Directions -> The lines to reproduce run from the first one through the line containing "import seaborn as sns". Reproduce them exactly.

Data lines ->
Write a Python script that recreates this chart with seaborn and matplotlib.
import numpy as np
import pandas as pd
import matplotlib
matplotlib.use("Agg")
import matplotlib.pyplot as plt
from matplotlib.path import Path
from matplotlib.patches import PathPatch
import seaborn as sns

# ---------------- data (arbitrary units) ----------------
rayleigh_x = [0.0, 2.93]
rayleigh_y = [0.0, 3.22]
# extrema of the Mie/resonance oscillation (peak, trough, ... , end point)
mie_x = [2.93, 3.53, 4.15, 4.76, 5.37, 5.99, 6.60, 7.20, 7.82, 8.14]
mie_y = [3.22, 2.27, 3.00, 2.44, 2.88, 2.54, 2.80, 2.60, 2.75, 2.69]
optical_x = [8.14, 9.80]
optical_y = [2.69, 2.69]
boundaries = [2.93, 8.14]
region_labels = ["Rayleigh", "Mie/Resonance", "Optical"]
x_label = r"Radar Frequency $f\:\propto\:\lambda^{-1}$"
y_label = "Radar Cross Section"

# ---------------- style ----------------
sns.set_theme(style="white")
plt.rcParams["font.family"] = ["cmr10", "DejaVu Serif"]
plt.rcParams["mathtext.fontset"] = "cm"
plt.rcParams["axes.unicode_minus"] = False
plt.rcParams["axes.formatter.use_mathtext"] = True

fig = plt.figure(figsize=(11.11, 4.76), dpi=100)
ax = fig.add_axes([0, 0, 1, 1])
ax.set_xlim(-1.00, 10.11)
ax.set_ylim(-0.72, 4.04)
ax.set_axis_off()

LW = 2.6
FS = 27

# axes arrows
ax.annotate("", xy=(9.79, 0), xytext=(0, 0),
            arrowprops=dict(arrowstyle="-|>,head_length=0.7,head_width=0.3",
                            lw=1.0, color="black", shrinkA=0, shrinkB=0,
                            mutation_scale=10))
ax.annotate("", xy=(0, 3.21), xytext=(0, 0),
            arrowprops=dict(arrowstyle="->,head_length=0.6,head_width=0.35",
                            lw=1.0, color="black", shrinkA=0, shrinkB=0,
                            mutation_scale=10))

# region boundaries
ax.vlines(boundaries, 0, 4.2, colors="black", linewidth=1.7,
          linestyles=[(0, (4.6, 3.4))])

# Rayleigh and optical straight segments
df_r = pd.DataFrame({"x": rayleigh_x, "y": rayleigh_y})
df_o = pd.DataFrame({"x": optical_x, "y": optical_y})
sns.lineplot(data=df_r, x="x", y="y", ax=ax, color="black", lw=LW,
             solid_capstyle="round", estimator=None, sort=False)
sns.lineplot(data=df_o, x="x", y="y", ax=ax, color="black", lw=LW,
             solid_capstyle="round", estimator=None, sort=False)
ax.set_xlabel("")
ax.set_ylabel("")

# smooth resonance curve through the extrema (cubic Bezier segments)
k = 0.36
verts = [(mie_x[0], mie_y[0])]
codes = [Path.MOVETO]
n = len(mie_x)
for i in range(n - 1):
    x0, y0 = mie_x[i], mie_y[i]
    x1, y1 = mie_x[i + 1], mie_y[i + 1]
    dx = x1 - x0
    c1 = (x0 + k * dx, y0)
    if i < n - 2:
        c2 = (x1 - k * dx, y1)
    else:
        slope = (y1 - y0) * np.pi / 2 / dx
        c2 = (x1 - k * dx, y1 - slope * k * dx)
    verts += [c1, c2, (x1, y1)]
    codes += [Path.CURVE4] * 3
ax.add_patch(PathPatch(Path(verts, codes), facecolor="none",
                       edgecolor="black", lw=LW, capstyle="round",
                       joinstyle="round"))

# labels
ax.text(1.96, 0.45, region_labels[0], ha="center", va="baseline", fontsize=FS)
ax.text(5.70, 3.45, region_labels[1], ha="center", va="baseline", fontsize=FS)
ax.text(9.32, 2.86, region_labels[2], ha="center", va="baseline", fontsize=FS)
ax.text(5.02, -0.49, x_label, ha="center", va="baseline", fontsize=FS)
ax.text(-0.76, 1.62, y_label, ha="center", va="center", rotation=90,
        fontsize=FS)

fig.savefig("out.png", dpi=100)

Reply to the exercise ->
Write a Python script that recreates this chart with seaborn and matplotlib.
import numpy as np
import pandas as pd
import matplotlib
matplotlib.use("Agg")
import matplotlib.pyplot as plt
from matplotlib.path import Path
from matplotlib.patches import PathPatch
import seaborn as sns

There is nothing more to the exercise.